14 Jan 12: my brother josh: "are you barking?" me: "NOOOO! i'm singing!" man... harsh.


26 Feb 12: still don't have hot water, only frigid, hurts-to-wash-your-hands water. anyone wanna guess how many days it's been since i last showered?


16 Mar 12: weird things you find cleaning out your bookbag: a squashed subway cookie from orientation in aug (in england) and a $2 bill.


17 May 12: unable to move this morning from: sleeping on a bench last night at petra, falling on my head, boot camp booty blaster or all of the above.


26 May 12: after narrowly avoiding it this morning, i realized the only thing worse than stepping in dog poop is stepping in rained-on dog poop


27 Aug 12: taking off a wetsuit: probably the most un-ladylike thing i'll ever do apart from giving birth.


7 Nov 12: as long as we're sending out tests, 'every year you grow, so shall i'--my butt says to me. apologies to cslewis for my irreverence.*

7 Nov 12: why stop now: war!
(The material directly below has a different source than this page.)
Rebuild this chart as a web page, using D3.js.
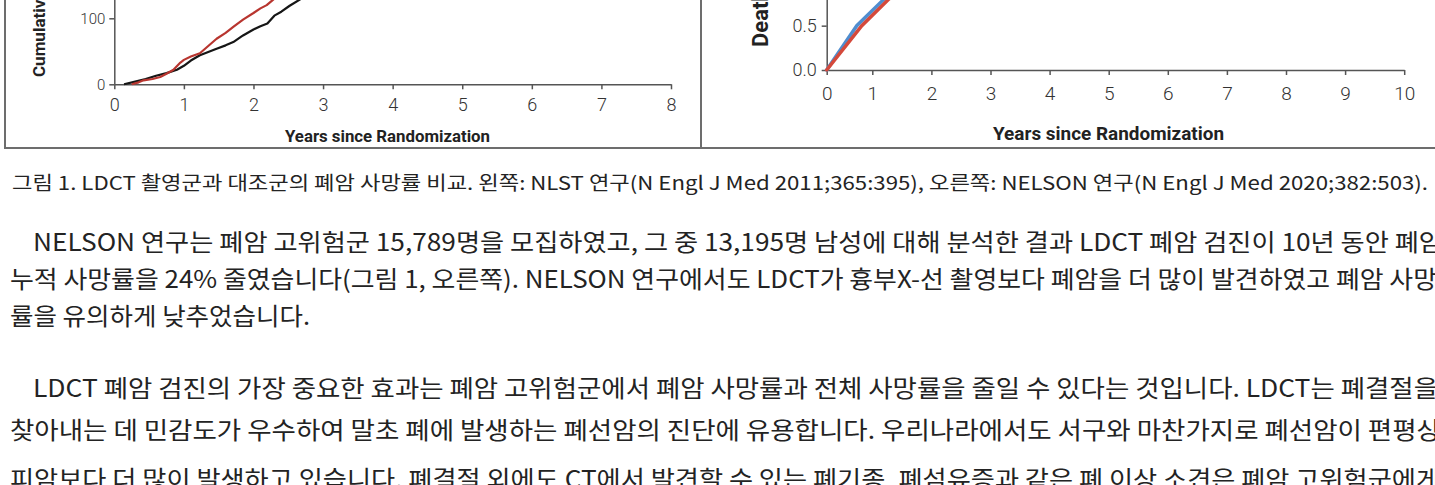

HUUNHGH! what is it good for? absolutely nothaaaaang! (anyone else think abt throwing up at the HUNH! part of that song?)*


(Not the slightest clue of how to end this.)
(*These will be familiar to one of you... I had to send out a few test tweets to figure out the privacy options and all that came to mind were those snippets from this week--not sure whether to apologize for the repost or thank you for all the whack things that come out of my mouth when we talk. But having a blast. Thanks for that.)


Actually it's clear now that the only possible way to end this is to point out that if you include the one about the u sound pushing itself out, there is very disproportionate number of tweets represented that have to do with giving birth. I feel like my head just exploded.